Войну изживали в несколько этапов. Сначала через правоту жертвы и жертвенный подвиг победителя — триумфально и жизнеутверждающе. В полном согласии с государственным дискурсом о «павших во имя». Елеем узаконенной скорби обезболивали страдания от ран и потерь. Когда немного отболело, а Оттепель разжала стиснутые зубы, словно очнулись и начали робко проговаривать недосказанное. Не вписываемое в каноны, но так и не забытое. Лейтенанты войны, партизаны вынесли на свет окопную правду. Она не подвергала сомнению историческую правоту народа-победителя, лишь обходила её пафос фронтовыми дорогами. Не отрицала беззаветного советского патриотизма, но уже топорщилась из-под него изломанными судьбами. Человек, исцеляясь исповедальным словом, поднимался над войной, становился почти вровень с победой. Уже мог прозвучать вопрос о том, чем для него победа обернулась. Но…

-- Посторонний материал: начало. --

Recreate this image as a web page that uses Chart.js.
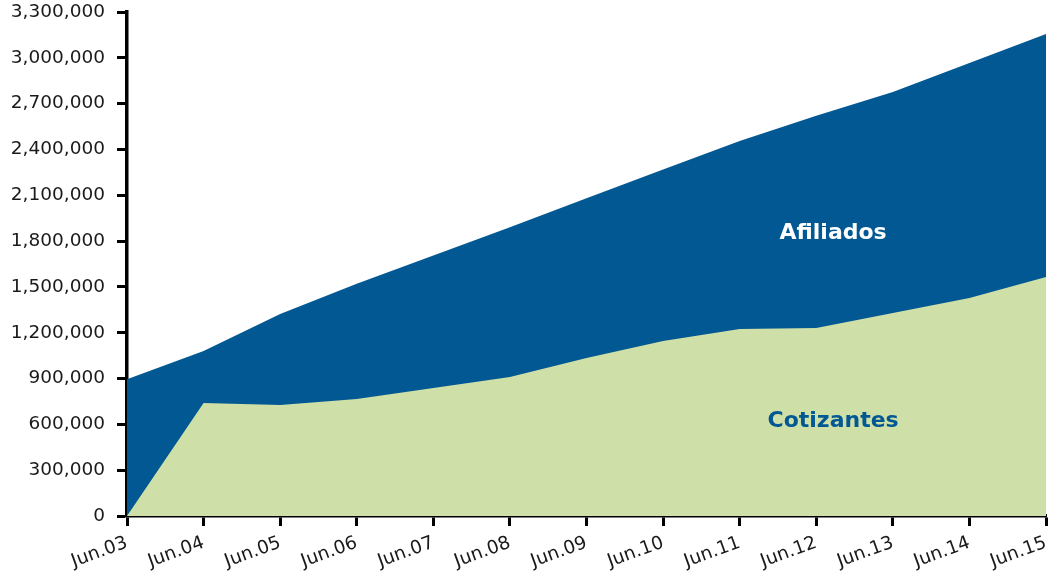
<!DOCTYPE html>
<html>
<head>
<meta charset="utf-8">
<script src="https://cdn.jsdelivr.net/npm/chart.js@4/dist/chart.umd.min.js"></script>
<style>
    html, body { margin: 0; padding: 0; background: #fff; }
    #wrap { width: 1056px; height: 573px; position: relative; }
</style>
</head>
<body>
<div id="wrap"><canvas id="chart"></canvas></div>
<script>
// --- Data ---
const labels = ['Jun.03', 'Jun.04', 'Jun.05', 'Jun.06', 'Jun.07', 'Jun.08', 'Jun.09',
                'Jun.10', 'Jun.11', 'Jun.12', 'Jun.13', 'Jun.14', 'Jun.15'];
const afiliados = [895000, 1080000, 1322000, 1520000, 1705000, 1890000, 2080000,
                   2268000, 2455000, 2620000, 2776000, 2966000, 3156000];
const cotizantes = [0, 740000, 727000, 766000, 838000, 910000, 1035000,
                    1146000, 1224000, 1231000, 1329000, 1427000, 1565000];
const yTicks = [0, 300000, 600000, 900000, 1200000, 1500000, 1800000,
                2100000, 2400000, 2700000, 3000000, 3300000];

const BLUE = '#015893';
const GREEN = '#cfdfa8';
const FONT = '"DejaVu Sans", sans-serif';

// series names written inside the areas
const areaLabels = [
    { text: 'Afiliados', xIndex: 9.22, yValue: 1853000, color: '#ffffff' },
    { text: 'Cotizantes', xIndex: 9.22, yValue: 622000, color: BLUE }
];

const areaLabelPlugin = {
    id: 'areaLabels',
    afterDatasetsDraw(chart) {
        const { ctx, scales: { x, y } } = chart;
        ctx.save();
        ctx.font = 'bold 22px ' + FONT;
        ctx.textAlign = 'center';
        ctx.textBaseline = 'middle';
        areaLabels.forEach(l => {
            ctx.fillStyle = l.color;
            ctx.fillText(l.text, x.getPixelForValue(l.xIndex), y.getPixelForValue(l.yValue));
        });
        ctx.restore();
    }
};

const axisGrid = { drawOnChartArea: false, drawTicks: true, tickLength: 10, tickWidth: 3, tickColor: '#000' };

new Chart(document.getElementById('chart'), {
    type: 'line',
    data: {
        labels: labels,
        datasets: [
            { label: 'Cotizantes', data: cotizantes, backgroundColor: GREEN, borderWidth: 0,
              pointRadius: 0, fill: 'origin', tension: 0 },
            { label: 'Afiliados', data: afiliados, backgroundColor: BLUE, borderWidth: 0,
              pointRadius: 0, fill: 'origin', tension: 0 }
        ]
    },
    options: {
        responsive: true,
        maintainAspectRatio: false,
        animation: false,
        layout: { padding: { top: 12, right: 10, left: 0, bottom: 0 } },
        plugins: { legend: { display: false }, tooltip: { enabled: false } },
        scales: {
            x: {
                offset: false,
                border: { color: '#000', width: 3.5 },
                grid: axisGrid,
                ticks: { color: '#1a1a1a', font: { family: FONT, size: 18.5 }, minRotation: 20, maxRotation: 20, padding: 6 },
                afterFit(scale) { scale.height = 57; scale.paddingLeft = 0; scale.paddingRight = 0; }
            },
            y: {
                min: 0, max: 3300000,
                border: { color: '#000', width: 3.5 },
                grid: axisGrid,
                afterBuildTicks(scale) { scale.ticks = yTicks.map(v => ({ value: v })); },
                ticks: { color: '#1a1a1a', font: { family: FONT, size: 18.5 }, padding: 12,
                         callback: v => v.toLocaleString('en-US') },
                afterFit(scale) { scale.width = 127; scale.paddingTop = 0; scale.paddingBottom = 0; }
            }
        }
    },
    plugins: [areaLabelPlugin]
});
</script>
</body>
</html>
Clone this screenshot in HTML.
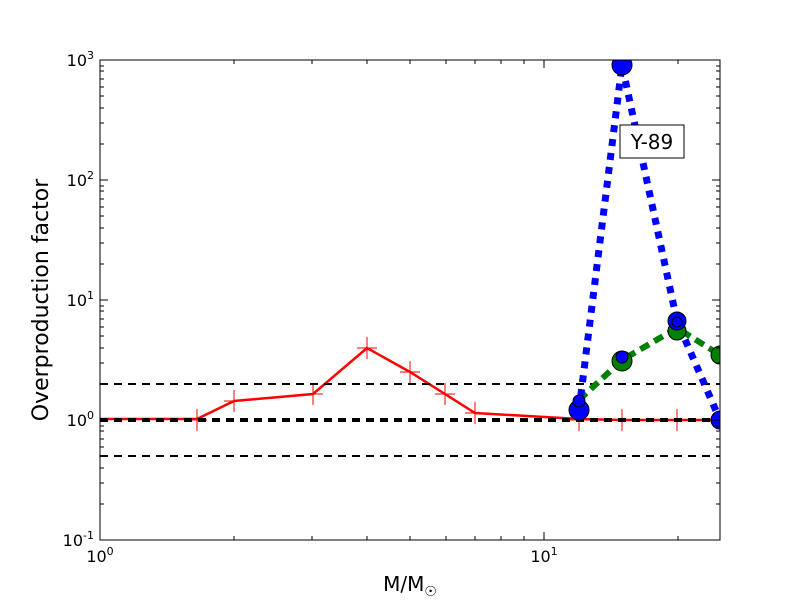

На этом надолго остановились — не всё ещё позволено было сказать, и мало кто сказать умел — считалось, что единственно верный язык описания войны найден и утверждён. Созданные лейтенантской прозой и облюбованные образы пошли в тираж, размножаясь на страницах и экранах. Топтались на них больше десятилетия, без числа воспроизводя в малых формах и спаивая в крепкие эпопеи под даты. Что-то кроме иногда просачивалось, привлекая внимание лишь не желавших поступаться принципами. Но когда 91-й год сломал идеологическую запруду, хлынуло из-под неё то же самое: те же окопы, дороги, лейтенанты, напрасные жертвы, но — всё больше, страшнее, грязнее и напраснее.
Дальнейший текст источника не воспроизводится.